川西市国民健康保険事業特別会計決算認定に反対

2012年10月 黒田みち

認定第15号平成23年度川西市国民健康保険事業特別会計決算認定について、日本共産党議員団を代表して反対の立場で討論を行います。

平成23年度は、平成22年度に比べ、賦課限度額が医療給付費分で4万円・後期支援金分で2万円・介護納付金分で3万円の値上げ、最高9万円、限度額が77万円になるという大幅値上げになりました。24341世帯(市全体の36.1%)、42378人(同26.4%)の加入者に平均5.11%の値上げ、約2億円もの値上げ実施をした年度となり、本決算に反対です。

 国民健康保険事業は、憲法25条に基づく社会保障制度。国民健康保険法第1条で社会保障及び国民保健のための制度と規定し、第4条で運営責任は国にあるとしています。

しかし、国は責務を果たさず、国庫負担金・国庫補助金を減らし、自治体独自の福祉医療などへの支援施策に対してペナルティを課すなど保険税を値上げせざるを得ない状況に拍車をかけ、恒常的に滞納者を出し続ける悪循環制度となっています。

平成14年度と平成22年度の比較では、国民所得は96%まで落ち込み、一人あたり国民所得では12万6000円も減っている中で、平成20年度から後期高齢者医療制度が実施されたものの、国民健康保険事業の予算・決算額の比較では、H14年度からの10年間で1.6倍にも膨れあがっているにも関わらず、国の負担金・補助金の額はH14年度比93%まで引き下がっています。

「保険税が払えない」「払うと生活が苦しい」「保険証はあるが窓口負担がきつく病院に行けない」など深刻な状況に拍車がかかっている原因は、市民にあるのではなく、国の政策の側の問題です。

私達日本共産党議員団は、この間ずっと、近隣市並みに一般会計からの法定外繰り入れを行い、保険税値上げをすべきではないと要求してきました。しかし川西市は、H20年度は、後期高齢者医療制度の導入と共に、「公平性」「公正性」という言葉で、H19年度に法定外繰り入れを一人あたり5656円繰り入れしていたものを244円まで減らしました。

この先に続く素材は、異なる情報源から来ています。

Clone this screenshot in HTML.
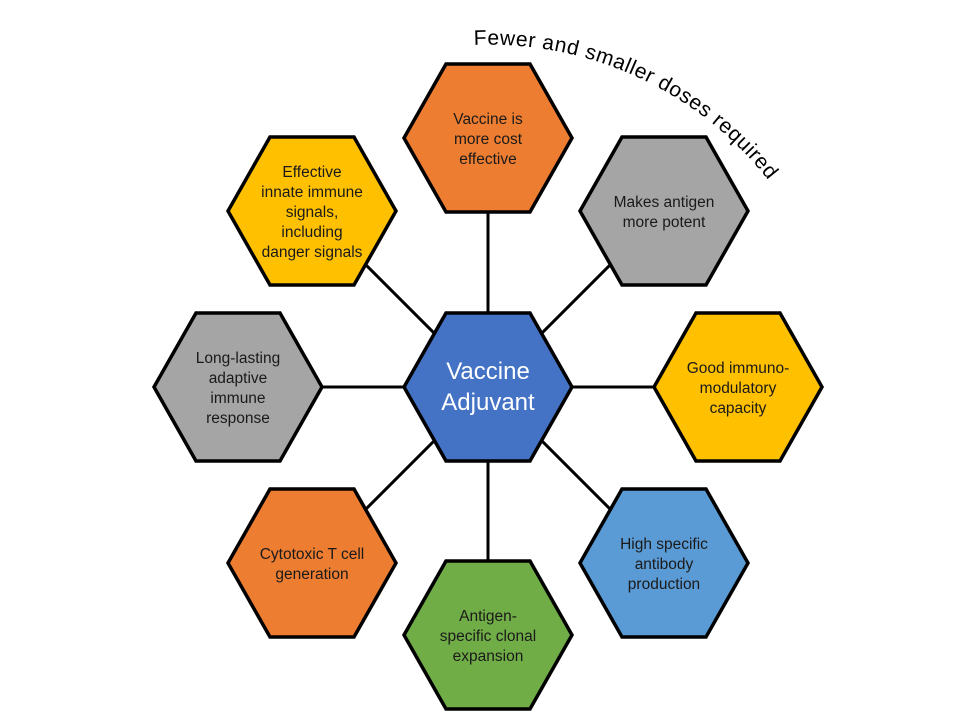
<!DOCTYPE html>
<html><head><meta charset="utf-8"><style>
html,body{margin:0;padding:0;background:#fff;}
svg{display:block;}
text{font-family:"Liberation Sans",sans-serif;}
</style></head><body>
<svg width="975" height="712" viewBox="0 0 975 712" xmlns="http://www.w3.org/2000/svg">
<defs>
<path id="arc" d="M 474 45 A 355 355 0 0 1 830 300"/>
</defs>
<g stroke="#000" stroke-width="3">
<line x1="488" y1="387" x2="488" y2="138"/>
<line x1="488" y1="387" x2="664" y2="211"/>
<line x1="488" y1="387" x2="738" y2="387"/>
<line x1="488" y1="387" x2="664" y2="563"/>
<line x1="488" y1="387" x2="488" y2="635"/>
<line x1="488" y1="387" x2="312" y2="563"/>
<line x1="488" y1="387" x2="238" y2="387"/>
<line x1="488" y1="387" x2="312" y2="211"/>
</g>
<g stroke="#000" stroke-width="3.5" stroke-linejoin="miter">
<polygon fill="#ED7D31" transform="translate(488,138)" points="-84,0 -42,-74 42,-74 84,0 42,74 -42,74"/>
<polygon fill="#A5A5A5" transform="translate(664,211)" points="-84,0 -42,-74 42,-74 84,0 42,74 -42,74"/>
<polygon fill="#FFC000" transform="translate(738,387)" points="-84,0 -42,-74 42,-74 84,0 42,74 -42,74"/>
<polygon fill="#5B9BD5" transform="translate(664,563)" points="-84,0 -42,-74 42,-74 84,0 42,74 -42,74"/>
<polygon fill="#70AD47" transform="translate(488,635)" points="-84,0 -42,-74 42,-74 84,0 42,74 -42,74"/>
<polygon fill="#ED7D31" transform="translate(312,563)" points="-84,0 -42,-74 42,-74 84,0 42,74 -42,74"/>
<polygon fill="#A5A5A5" transform="translate(238,387)" points="-84,0 -42,-74 42,-74 84,0 42,74 -42,74"/>
<polygon fill="#FFC000" transform="translate(312,211)" points="-84,0 -42,-74 42,-74 84,0 42,74 -42,74"/>
<polygon fill="#4472C4" transform="translate(488,387)" points="-84,0 -42,-74 42,-74 84,0 42,74 -42,74"/>
</g>
<g font-size="15.5" fill="#1a1a1a" text-anchor="middle">
<text x="488" y="124">Vaccine is</text>
<text x="488" y="144">more cost</text>
<text x="488" y="164">effective</text>
<text x="664" y="207">Makes antigen</text>
<text x="664" y="227">more potent</text>
<text x="738" y="373">Good immuno-</text>
<text x="738" y="393">modulatory</text>
<text x="738" y="413">capacity</text>
<text x="664" y="549">High specific</text>
<text x="664" y="569">antibody</text>
<text x="664" y="589">production</text>
<text x="488" y="621">Antigen-</text>
<text x="488" y="641">specific clonal</text>
<text x="488" y="661">expansion</text>
<text x="312" y="559">Cytotoxic T cell</text>
<text x="312" y="579">generation</text>
<text x="238" y="363">Long-lasting</text>
<text x="238" y="383">adaptive</text>
<text x="238" y="403">immune</text>
<text x="238" y="423">response</text>
<text x="312" y="177">Effective</text>
<text x="312" y="197">innate immune</text>
<text x="312" y="217">signals,</text>
<text x="312" y="237">including</text>
<text x="312" y="257">danger signals</text>
</g>
<g font-size="24" fill="#fff" text-anchor="middle">
<text x="488" y="379">Vaccine</text>
<text x="488" y="410">Adjuvant</text>
</g>
<text font-size="21" fill="#000" letter-spacing="0.6"><textPath href="#arc">Fewer and smaller doses required</textPath></text>
</svg>
</body></html>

また、平成21年度も329円しか繰り入れませんでした。結局、赤字を積み重ね、本決算のH23年度は、大幅値上げを実施したものの、7億円を超える赤字決算となっています。

赤字を出したら保険税を値上げする・・・このいたちごっこでは、市民は救われません。保険税の収納率は、現年度分で8割台ですが、軽減措置がなくなる世帯では6割台となっています。

担当窓口では住民の相談に丁寧に応じておられることが、委員会審査の中で明らかになりました。国民健康保険法44条の利用や生活支援課との連携などの取組みを強化されているものの、所得の1割を超える保険税世帯があること、市民税所得割方式から旧ただし書き方式への移行により、多人数世帯の大きな負担、後期支援金分の負担が拍車をかけており、窓口対応だけでは限界がきています。

国民健康保険制度そのものの構造的欠陥を抜本的に変えていくよう、国の責務を果たすべき財政負担をしっかり行うよう国に対して強く求めること、また、市の政策判断として抜本的な予算措置、一般会計からの法定外繰り入れを十分行い、市民が払える保険税にしていくことを強く求め反対討論とします。